THE NUMBERS: New Zealand's fibre supply spans three categories: established fibres, where commercial industries and market applications already exist; emerging fibres, where industries are still developing or being re-established; and experimental fibres, which are at research, prototype or early development stage. Established fibres account for the overwhelming majority of sector output, while emerging fibres such as hemp, harakeke, mohair, alpaca and cashmere remain at comparatively small commercial scale.
- Wool produces 114,600 tonnes valued at $540 million at farm gate, with skins and hides contributing 54,050 tonnes at $372 million, together accounting for the overwhelming majority of total sector value.

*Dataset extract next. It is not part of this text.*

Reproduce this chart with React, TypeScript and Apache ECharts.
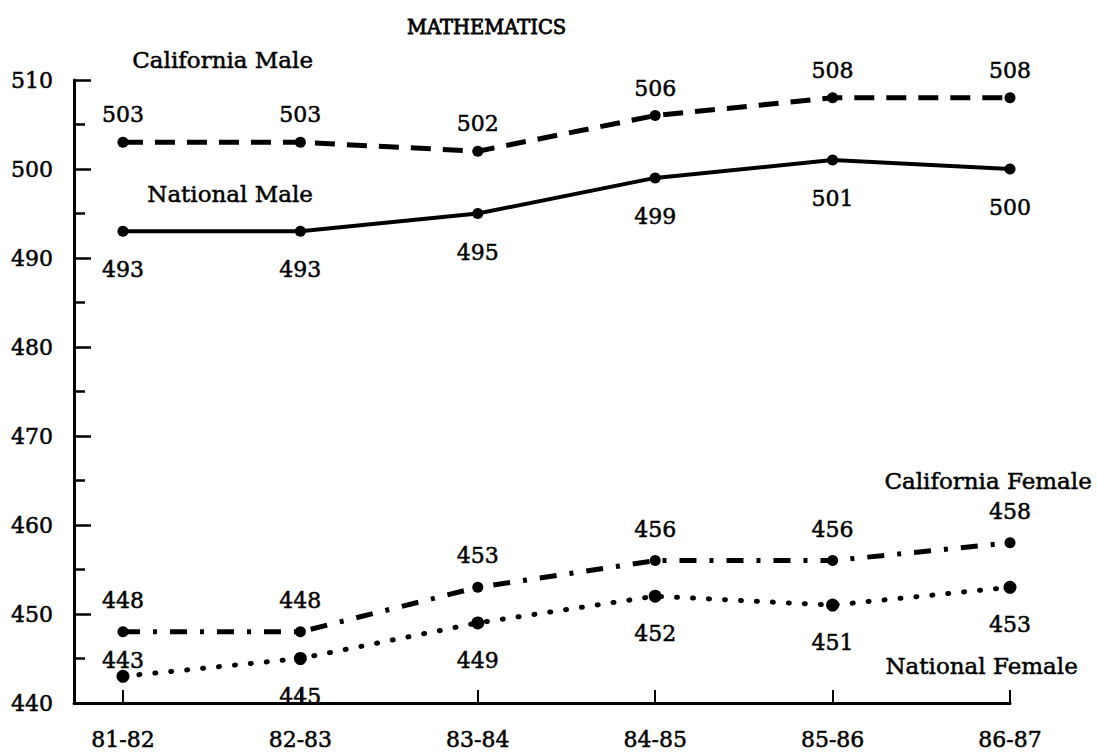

- Emerging fibres include mohair at 31 tonnes worth $0.4 million, cashmere at one tonne worth $0.1 million, alpaca at 33 tonnes worth $0.5 million, hemp at 540 tonnes worth $1 million, and harakeke at 175 tonnes worth $1.5 million.
- New Zealand imports 116,000 tonnes of yarn, fabric, apparel, carpet and textiles annually, including locally produced fibre processed overseas, while approximately 11,000 tonnes of domestically manufactured goods are exported each year.
- Domestic apparel, carpet and textiles consumption stands at 187,000 tonnes, generating approximately 179,000 tonnes of textile waste.
- The textiles subsector comprises 804 enterprises employing 5,111 people with estimated revenue of $1,420 million (range $1,400–1,500 million), while apparel and footwear comprises 513 enterprises employing 2,295 people with estimated revenue of $430 million (range $400–450 million).
- New Zealand fibre feeds four end-use markets: apparel and footwear, driven by design capability and demand for fine natural fibres; interiors, covering carpets, rugs and upholstery; built environment applications including acoustics and insulation composites; and technical and advanced materials.
STRENGTHS AND GAPS: New Zealand produces globally recognised natural fibres, yet structural barriers limit the sector's ability to capture value locally. The sector's strengths include world-class natural fibre production underpinned by provenance and transparency, relationship-based value chains connecting growers, makers and brands, and values-led and IP-driven business models including tikanga and mātauranga-informed pathways. Systemic gaps across the value chain continue to hold the sector back.
- Fragmentation across fibres, regions and value chain stages limits coordination and collective strategy, reducing the sector's ability to move at scale.
- Limited mid-scale processing and manufacturing infrastructure makes it difficult to take products from development to commercial scale.
- Pathways from innovation to commercialisation remain weak, with producers lacking access to prototyping facilities, validation support and capital.
- Specialised textile and manufacturing skills are being lost faster than they are being replaced, with formal training pathways still limited.
- Funding is hard to access, in part because investors and policymakers have limited visibility of the sector's scale and economic contribution.
- Ecosystem mapping has found that the future of New Zealand's fibre sector will be defined not only by what it produces but by how fibre is transformed into high-value products, materials and systems that meet real market needs.
- Emerging global shifts toward natural fibres and biomaterials, alongside regulatory and consumer demand favouring natural alternatives to synthetics, present growth opportunities the sector is currently under-resourced to capture.